A north-east Cuba expert has said Fidel Castro will be as divisive in death as he was throughout his life.
Mervyn Bain, who lectures at Aberdeen University, said the Cuban revolutionary leader’s legacy will depend on whose opinion you ask for.
He said: “There are some who will hold up the country’s health care and education system.
“But there’s others who will point to the human rights abuses – it’s very split down the middle.
“I think ultimately it will be looked upon as something in the middle, rather than the two extremes you are hearing at the moment.”
And Mr Bain, who has written extensively on Cuba and Latin America, said the iconic leader’s death has reopened old wounds that had been forgotten since the end of the Cold War.

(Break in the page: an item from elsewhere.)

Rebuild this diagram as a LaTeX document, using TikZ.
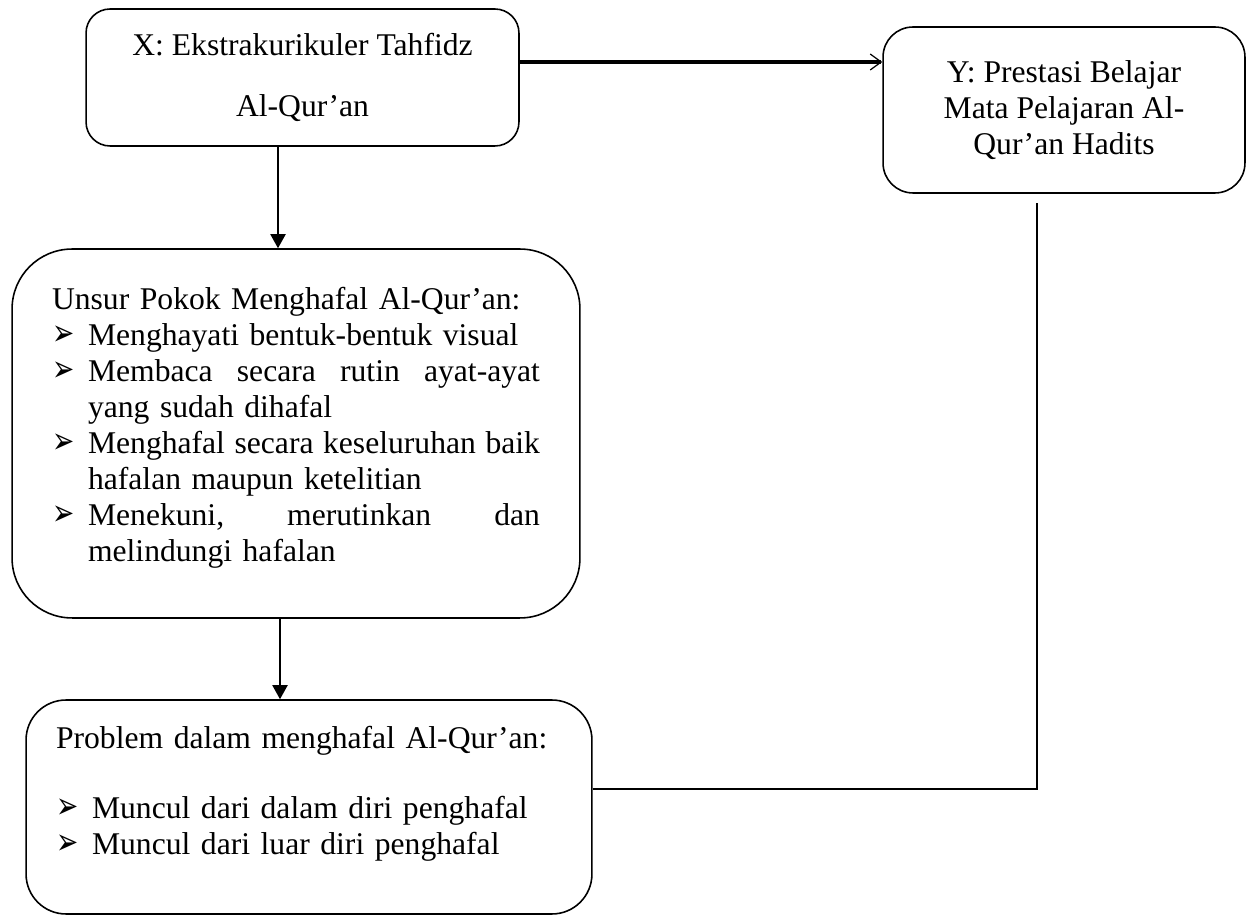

He said: “A lot of the views you are hearing about Castro the dictator are the kinds of things you would have heard during the height of tensions between Cuba and the west.
“The old rhetoric is starting to re-emerge, it goes back to him standing up to the US for 50 years.”
And Mr Bain said Castro’s death could now usher in major change in Cuba.
He added: “He had little influence on the day-to-day running of the country for the past 10 years and had handed over power to his brother, Raul.
“But what some people think is that Raul, while he has brought in some reform, has been unable to change everything he has wanted to because that would be almost a criticism of what has gone before, because Castro was the leader for so long.”